Darren, I shoot a feature film with regular still photo lenses, we did not had money for the film and back then no one knew us so we had to shoot it with what we had.
I can tell you a lot about them and why I am shooting with film lenses now more than ever, start in the smoothness of the lenses specially the zooom lenses, like the Canon CN-E (the cine lenses) like the 30-300mm against any regular zoom for stills, it will be the smoothness on the movement of the frame and while following the actors, for me this is the main issue, there are some other issues like zooming in control of a mark following an actor and getting the right bokeh on the shot with out jumps, because still lenses are not made for following a shot in zoom.

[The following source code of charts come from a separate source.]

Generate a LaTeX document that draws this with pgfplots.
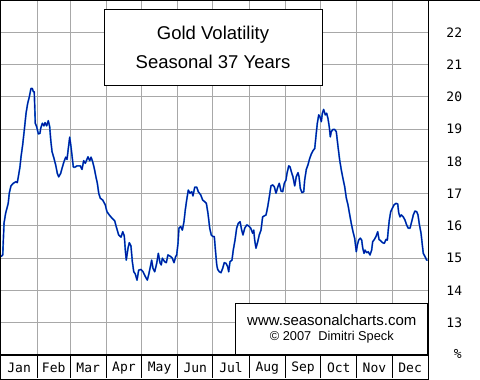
\documentclass[border=0pt]{standalone}
\usepackage{pgfplots}
\pgfplotsset{compat=1.18}
\usepackage{fontspec}
\setmainfont{Liberation Sans}
\newfontfamily\pixfont{DejaVu Sans Mono}
\definecolor{gridgray}{RGB}{168,168,168}
\definecolor{linecol}{RGB}{0,20,160}
\definecolor{halocol}{RGB}{40,150,220}

\pgfplotstableread{
d v
0.0 15.05
1.5 15.10
2.0 15.56
2.6 16.09
4.0 16.40
5.4 16.59
6.2 16.71
7.1 17.02
8.5 17.24
10.5 17.32
12.8 17.37
13.9 17.34
14.8 17.52
16.2 17.83
17.1 18.14
18.5 18.51
19.9 18.97
21.4 19.49
22.8 19.80
24.2 20.00
25.6 20.26
26.7 20.26
27.6 20.16
28.4 20.16
29.3 19.18
30.5 19.07
31.9 18.85
33.3 18.87
33.9 19.02
35.3 19.18
36.7 19.10
37.6 19.20
39.0 19.10
40.4 19.26
41.6 19.07
42.5 18.66
43.6 18.30
45.3 18.09
46.7 17.89
48.1 17.63
49.3 17.52
51.0 17.63
52.1 17.78
53.8 17.99
55.3 18.13
56.4 18.06
57.5 18.40
58.7 18.75
59.8 18.45
60.6 18.20
61.8 17.82
63.2 17.82
64.9 17.86
67.7 17.86
69.2 17.75
70.6 18.02
72.0 17.94
74.3 18.14
75.8 18.02
76.9 18.13
78.3 17.99
79.7 17.78
81.1 17.52
82.3 17.32
83.5 17.01
84.8 16.86
86.9 16.80
89.1 16.65
90.5 16.44
92.5 16.34
94.8 16.24
97.1 16.16
98.5 15.97
100.5 15.72
102.5 15.65
104.0 15.82
105.3 15.69
106.2 15.25
107.0 14.94
108.5 15.31
109.6 15.48
111.0 15.38
112.2 14.89
113.4 14.58
114.7 14.51
116.2 14.32
117.6 14.63
119.6 14.65
121.3 14.58
123.3 14.43
125.0 14.32
126.4 14.53
127.9 14.79
128.7 14.94
129.8 14.69
131.3 14.58
133.0 14.84
134.4 15.15
135.8 14.86
136.9 14.79
137.8 15.00
139.8 14.89
141.2 14.86
142.6 15.10
145.0 15.05
146.3 15.00
147.8 14.86
149.2 15.05
150.1 15.10
151.2 15.46
152.0 15.93
153.5 15.98
154.9 15.87
156.3 16.13
157.4 16.49
158.6 16.80
160.0 17.11
161.4 17.01
162.9 17.06
164.0 16.93
165.5 17.20
167.2 17.20
168.5 17.06
170.6 16.96
172.3 16.80
174.0 16.75
175.4 16.70
176.8 16.39
178.3 15.93
179.6 15.72
181.1 15.67
182.2 15.67
183.4 15.15
184.3 14.79
185.1 14.65
186.5 14.58
187.9 14.55
189.4 14.69
190.7 14.86
192.2 14.84
193.6 14.74
194.5 14.58
195.6 14.89
197.3 14.94
198.4 15.25
199.9 15.56
201.3 15.93
202.7 16.08
204.2 16.13
205.6 15.87
206.7 15.72
208.2 15.93
209.9 16.03
211.6 16.00
213.3 15.93
215.0 15.77
215.9 15.87
216.7 15.56
217.8 15.31
219.3 15.51
220.6 15.72
222.1 15.87
223.5 16.28
224.9 16.31
226.4 16.34
227.8 16.59
229.2 16.90
230.6 17.24
232.1 17.27
233.5 17.21
234.9 17.01
236.4 17.20
237.7 17.32
239.2 17.08
240.6 17.06
242.0 17.32
243.4 17.42
244.3 17.63
245.8 17.86
246.9 17.83
248.0 17.68
249.4 17.52
250.9 17.24
252.2 17.52
253.7 17.65
254.6 17.52
255.7 17.16
257.1 17.03
258.6 17.06
259.4 17.42
260.8 17.75
262.2 17.89
263.7 18.09
265.1 18.23
266.5 18.33
268.0 18.40
269.3 18.87
270.2 19.18
271.4 19.44
272.5 19.38
273.6 19.23
274.5 19.49
275.6 19.61
277.0 19.44
278.2 19.49
279.3 19.33
280.4 19.07
281.3 18.76
282.1 18.92
283.6 18.99
285.0 18.99
286.4 18.92
287.9 18.45
289.3 18.04
290.7 17.73
292.1 17.47
293.6 17.21
295.0 16.86
296.4 16.65
297.9 16.34
299.2 16.08
300.7 15.82
302.1 15.62
303.5 15.20
304.4 15.41
305.5 15.56
306.9 15.62
308.1 15.56
309.0 15.31
310.1 15.15
310.9 15.25
312.4 15.17
313.7 15.20
315.2 15.10
316.6 15.25
317.5 15.51
318.9 15.58
320.3 15.67
321.8 15.82
322.9 15.58
324.3 15.54
326.0 15.48
327.4 15.46
328.9 15.58
330.0 15.56
330.8 15.87
331.7 16.18
332.9 16.44
334.2 16.54
335.7 16.65
337.4 16.70
338.9 16.68
339.7 16.41
340.8 16.28
341.9 16.34
343.6 16.28
345.1 16.18
346.5 16.03
347.9 15.93
349.4 15.93
350.8 16.13
352.2 16.34
353.6 16.46
355.1 16.44
356.2 16.34
357.3 16.06
358.8 15.77
359.9 15.41
360.7 15.15
362.2 15.05
363.6 14.94
364.5 14.94
}\goldvol

\begin{document}
\begin{tikzpicture}[x=1pt,y=1pt]
\fill[white] (0,0) rectangle (480,380);
\useasboundingbox (0,0) rectangle (480,380);
\begin{axis}[
  name=ax,
  at={(1pt,25pt)}, anchor=south west,
  scale only axis, width=427.3pt, height=355pt,
  xmin=0, xmax=365, ymin=12, ymax=23,
  xtick={15.5,45,74.5,105,135.5,166,196.5,227.5,258,288.5,319,349.5},
  xticklabels={Jan,Feb,Mar,Apr,May,Jun,Jul,Aug,Sep,Oct,Nov,Dec},
  minor xtick={31,59,90,120,151,181,212,243,273,304,334},
  xminorgrids,
  minor grid style={gridgray, line width=1pt},
  extra x ticks={0,31,59,90,120,151,181,212,243,273,304,334,365},
  extra x tick labels={},
  extra x tick style={grid=none, tick align=outside, major tick length=23pt,
     tick style={black, line width=1pt}},
  xtick pos=lower,
  ytick={13,14,15,16,17,18,19,20,21,22},
  ymajorgrids,
  major grid style={gridgray, line width=1pt},
  yticklabel pos=right,
  ytick pos=right,
  major tick length=0pt, minor tick length=0pt,
  axis line style={black, line width=1pt},
  /pgf/number format/assume math mode=true,
  xticklabel style={font=\pixfont\fontsize{13}{13}\selectfont, anchor=center, yshift=-13pt, inner sep=0pt},
  yticklabel style={font=\pixfont\fontsize{13}{13}\selectfont, anchor=east, xshift=34pt, inner sep=0pt},
  clip=true,
]
\addplot[halocol, line width=1.7pt, line join=round, mark=none] table[x=d, y=v] {\goldvol};
\addplot[linecol, line width=1.1pt, line join=round, mark=none] table[x=d, y=v] {\goldvol};
\end{axis}
% title box and watermark box
\node[draw=black, line width=1pt, fill=white, minimum width=218pt, minimum height=76pt, inner sep=0pt] (tb) at (213,332) {};
\node[font=\fontsize{18.5}{18.5}\selectfont] at ([yshift=13.5pt]tb.center) {Gold Volatility};
\node[font=\fontsize{18.5}{18.5}\selectfont] at ([yshift=-13.5pt]tb.center) {Seasonal 37 Years};
\node[draw=black, line width=1pt, fill=white, minimum width=192pt, minimum height=51pt, inner sep=0pt, anchor=south east] (wm) at (428.3,25) {};
\node[font=\fontsize{15}{15}\selectfont] at ([yshift=8.7pt]wm.center) {www.seasonalcharts.com};
\node[font=\fontsize{12.8}{12.8}\selectfont] at ([yshift=-8.5pt]wm.center) {\textcopyright\ 2007\ \ Dimitri Speck};
% percent sign
\node[font=\pixfont\fontsize{13}{13}\selectfont, anchor=east, inner sep=0pt] at (462,26) {\%};
% frame
\draw[black, line width=2pt] (0,25) -- (428.3,25);
\draw[black, line width=1pt] (0,379.5) -- (480,379.5);
\draw[black, line width=1pt] (0.5,0) -- (0.5,380);
\draw[black, line width=1pt] (0,0.5) -- (428.3,0.5);
\draw[black, line width=1pt] (428.3,0) -- (428.3,380);
\end{tikzpicture}
\end{document}
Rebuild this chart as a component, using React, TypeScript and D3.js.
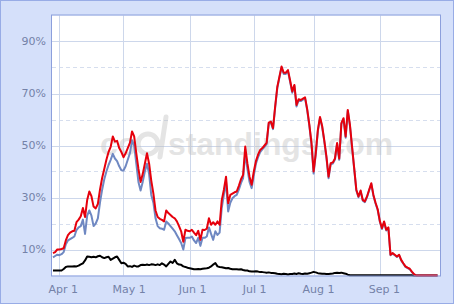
import React from "react";
import * as d3 from "d3";

const W = 454;
const H = 304;

// x = day index of the season (All-Star break days omitted)
const tickIndex = [3, 33, 64, 94, 122, 153];
const tickLabels = ["Apr 1", "May 1", "Jun 1", "Jul 1", "Aug 1", "Sep 1"];
const yTickSolid = [10, 30, 50, 70, 90];
const yTickDashed = [20, 40, 60, 80];

const redSeries = [
  8.6, 9, 10, 10, 10.2, 10.5, 13.5, 15.5, 16.5, 17,
  17.2, 20.5, 21.5, 22.8, 26, 22.5, 29, 32.3, 30.5, 26.5,
  25.8, 27.5, 33, 37.5, 41, 44.5, 47.5, 49.5, 53.5, 51.5,
  51.8, 49, 47.5, 45.5, 47, 49, 51, 55.4, 53.5, 47,
  41, 36, 39, 43, 47, 43, 36.5, 31.5, 25, 22.5,
  21.8, 21.4, 20.8, 25, 24, 23.3, 22.5, 22, 20.8, 19,
  17, 13, 17.6, 17.2, 17, 17.6, 16.5, 15.5, 17.2, 13.7,
  17.6, 17.5, 18, 22, 19.5, 20.5, 19.5, 20.8, 19.5, 29,
  33, 38, 27.8, 31, 31.5, 32, 32.3, 34.5, 37, 38.7,
  49.6, 43.2, 38, 34.9, 40, 44, 46.5, 48.3, 49, 50,
  51, 58.8, 59.2, 56.7, 65, 72.5, 76.5, 80.4, 78, 78,
  79, 75, 70.8, 73.3, 65.6, 67.8, 67.5, 68, 68.5, 64,
  58, 51, 40, 47, 56, 61, 57.5, 52, 45.8, 38,
  43.2, 43.5, 45, 51, 45, 58.6, 60.5, 53.5, 63.7, 58,
  49.6, 41.3, 33, 30.4, 32.7, 29.1, 28.5, 30.4, 33, 35.5,
  31, 28, 25.5, 21, 18.2, 20.8, 17.6, 18.5, 8, 8.6,
  8, 7.3, 8, 6, 4.7, 3.5, 3, 2.6, 1.5, 0.5,
  0, 0, 0, 0, 0, 0, 0, 0, 0, 0,
  0,
];

const blueSeries = [
  7, 7.5, 8, 7.8, 8.2, 9, 12, 13.5, 14, 14.5,
  15, 17.5, 18.5, 19, 21.5, 16, 23, 25, 23, 19,
  20, 22, 28, 33, 37, 40, 42.5, 44.5, 46.8, 45,
  44, 42, 40.5, 40.4, 42, 44.5, 47, 52, 50, 43,
  36, 32.7, 36, 40, 43, 39, 31, 28, 22, 19,
  18.2, 18, 17.6, 20.8, 20, 19, 18, 17, 15.5, 14,
  12.5, 10, 14.4, 14.5, 14.5, 15, 13.5, 12.5, 14.5, 11.4,
  14.5, 14.5, 15, 18.5, 16, 13.7, 17, 15.6, 16.5, 26,
  31, 36, 24.6, 28, 29.7, 30.5, 31, 33, 35.5, 37.5,
  47, 41, 36, 33.6, 38.5, 43, 45.5, 47.5, 48.5, 49.5,
  50.5, 58.4, 58.8, 56.3, 64.6, 72.1, 76.1, 80, 77.5, 77.5,
  78.6, 74.5, 70.3, 72.9, 65, 67.4, 67.1, 67.6, 68.1, 63.6,
  57.6, 50.5, 39.2, 46.6, 55.6, 60.6, 57.1, 51.6, 45.3, 37.4,
  42.8, 43.1, 44.6, 50.6, 44.5, 58.2, 60.1, 53, 63.3, 57.6,
  49.2, 41, 32.7, 30.1, 32.4, 28.8, 28.2, 30.1, 32.7, 35.2,
  30.7, 27.7, 25.2, 20.7, 17.9, 20.5, 17.3, 18.2, 7.8, 8.4,
  7.8, 7.1, 7.8, 5.8, 4.5, 3.3, 2.8, 2.4, 1.3, 0.4,
  0, 0, 0, 0, 0, 0, 0, 0, 0, 0,
  0,
];

const blackSeries = [
  1.9, 1.9, 1.9, 1.9, 1.9, 2.5, 3.3, 3.5, 3.5, 3.5,
  3.6, 3.5, 3.8, 4.3, 4.7, 5.8, 7.3, 7.2, 7, 7.2,
  7, 7.4, 7.6, 7, 6.7, 7, 7.2, 6, 6.5, 7,
  7.3, 6, 4.7, 4.9, 4.5, 3.5, 3.6, 3.3, 3.8, 3.5,
  3.5, 4, 4.1, 4, 4.2, 4, 4.3, 4.2, 4, 4.3,
  4, 4.7, 4.2, 3.5, 4.5, 5.4, 4.8, 6, 4.7, 4.2,
  4.1, 3.5, 3.3, 3, 2.8, 2.6, 2.4, 2.4, 2.5, 2.4,
  2.6, 2.7, 2.8, 3, 3.5, 4.2, 4.8, 3.5, 3.3, 3.2,
  3, 2.8, 2.9, 2.6, 2.4, 2.4, 2.4, 2.3, 2.4, 2.1,
  1.9, 1.9, 1.6, 1.5, 1.5, 1.6, 1.5, 1.3, 1.3, 1.2,
  1.1, 1.2, 1, 1, 0.9, 0.7, 0.6, 0.5, 0.7, 0.6,
  0.4, 0.6, 0.6, 0.8, 0.6, 0.9, 0.7, 0.6, 0.8, 0.7,
  0.9, 1.1, 1.4, 1.2, 0.9, 0.8, 0.7, 0.7, 0.6, 0.6,
  0.7, 0.8, 1, 1.1, 1, 1.1, 0.9, 0.7, 0.3, 0.1,
  0.1, 0.1, 0.1, 0.1, 0.1, 0.1, 0.1, 0.1, 0.1, 0.1,
  0.1, 0.1, 0.1, 0.1, 0.1, 0.1, 0.1, 0.1, 0.1, 0.1,
  0.1, 0.1, 0.1, 0.1, 0.1, 0.1, 0.1, 0.1, 0.1, 0,
  0, 0, 0, 0, 0, 0, 0, 0, 0, 0,
  0,
];

const PLOT = { left: 52, right: 440, top: 15.5, bottom: 275.5 };

export default function App() {
  const x = d3.scaleLinear().domain([0, 180]).range([53, 437.5]);
  const y = d3.scaleLinear().domain([0, 100]).range([275.5, 15.5]);
  const line = d3
    .line<number>()
    .x((_, i) => x(i))
    .y((d) => y(d))
    .curve(d3.curveLinear);

  const gridColor = "#cdd7eb";
  const labelColor = "#7482a8";
  const font = "'DejaVu Sans', Verdana, sans-serif";

  return (
    <svg
      width={W}
      height={H}
      style={{ position: "absolute", left: 0, top: 0 }}
      xmlns="http://www.w3.org/2000/svg"
    >
      <rect x={0} y={0} width={W} height={H} fill="#d5e0fa" />
      <rect x={0.5} y={0.5} width={W - 1} height={H - 1} fill="none" stroke="#98ace6" />
      <rect
        x={PLOT.left}
        y={PLOT.top}
        width={PLOT.right - PLOT.left}
        height={PLOT.bottom - PLOT.top}
        fill="#ffffff"
      />
      {yTickSolid.map((v) => (
        <line key={"s" + v} x1={PLOT.left} x2={PLOT.right} y1={Math.round(y(v)) + 0.5} y2={Math.round(y(v)) + 0.5} stroke={gridColor} strokeWidth={1} />
      ))}
      {yTickDashed.map((v) => (
        <line key={"d" + v} x1={PLOT.left} x2={PLOT.right} y1={Math.round(y(v)) + 0.5} y2={Math.round(y(v)) + 0.5} stroke="#d6deee" strokeWidth={1} strokeDasharray="4,3" />
      ))}
      {tickIndex.map((t) => (
        <line key={"v" + t} x1={Math.round(x(t)) + 0.5} x2={Math.round(x(t)) + 0.5} y1={PLOT.top} y2={PLOT.bottom} stroke={gridColor} strokeWidth={1} />
      ))}
      <g opacity={0.42}>
        <text
          x={100}
          y={155}
          fontFamily="'Liberation Sans', Arial, sans-serif"
          fontWeight="bold"
          fontSize={32}
          fill="#c0c0c0"
        >
          co
        </text>
        <circle cx={148} cy={144} r={10} fill="none" stroke="#c0c0c0" strokeWidth={5} />
        <text
          x={168}
          y={155}
          fontFamily="'Liberation Sans', Arial, sans-serif"
          fontWeight="bold"
          fontSize={32}
          fill="#c0c0c0"
          textLength={225}
          lengthAdjust="spacingAndGlyphs"
        >
          standings.com
        </text>
        <line x1={160} y1={157} x2={166} y2={117} stroke="#c0c0c0" strokeWidth={5} strokeLinecap="round" />
      </g>
      <path d={line(blackSeries) || ""} fill="none" stroke="#000000" strokeWidth={2} strokeLinejoin="round" />
      <path d={line(blueSeries) || ""} fill="none" stroke="#6f88c2" strokeWidth={2} strokeLinejoin="round" />
      <path d={line(redSeries) || ""} fill="none" stroke="#e6000c" strokeWidth={2} strokeLinejoin="round" />
      <rect
        x={PLOT.left - 0.5}
        y={PLOT.top - 0.5}
        width={PLOT.right - PLOT.left + 1}
        height={PLOT.bottom - PLOT.top + 1}
        fill="none"
        stroke="#8c9fdc"
        strokeWidth={1}
      />
      {yTickSolid.map((v) => (
        <text key={"yl" + v} x={46} y={y(v)} dy="0.35em" textAnchor="end" fontFamily={font} fontSize={11} fill={labelColor}>
          {v}%
        </text>
      ))}
      {tickIndex.map((t, i) => (
        <text key={"xl" + t} x={x(t) - 11} y={293} textAnchor="start" fontFamily={font} fontSize={11} fill={labelColor}>
          {tickLabels[i]}
        </text>
      ))}
    </svg>
  );
}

For primes, I always look for lenses that have the less glass inside it will make the less reflections in the image, I always take off the filters even the UV's except when I really need them, in a situation I need to darken the image to have the best T stop, but I am always looking for Prime lenses that have the less glass inside, there will be a lot of different reasons, for me is precision, and like "Bill DiPietra" said you really need a lens with marks, specially if you have a small aperture and you are following marks. Look for the back of the lenses I am kind of control freak of this issue, I always look for lenses that in the back they have big glass opening instead of small the biggest the lens in the back the more light you will have and a lot of cheap lenses the back lens is really small and while they say they give you T1.5 they will not give you light, I was shooting in a rainforest with a kit of Rokinon lenses (that I really hate) but the director wanted to use them, they were like the jewel kit from the director, so I was shooting at 6pm in the middle of the rainforest, it was a master shot and only shot I could do from a native I was using a RED EPIC, it should work but it didn't there was not more light, I told the director that I had to change the lens to one of my photo still lenses and he though I was crazy, I put the lens in the camera, this was a Canon 85mm 1.8 and that fixed the problem, there was enought light to shoot the problem. So just know what you have and make a lot of tests on you lenses, it doesn't matter when you are in independent films that much which lens you are using, just make tests before shooting and know what you are looking for and if that cheap lens gives you the look you are looking for, then use it bring us intersting things to the screen things that us DP's are not use to see, use creaivity and have good luck and fun while shooting!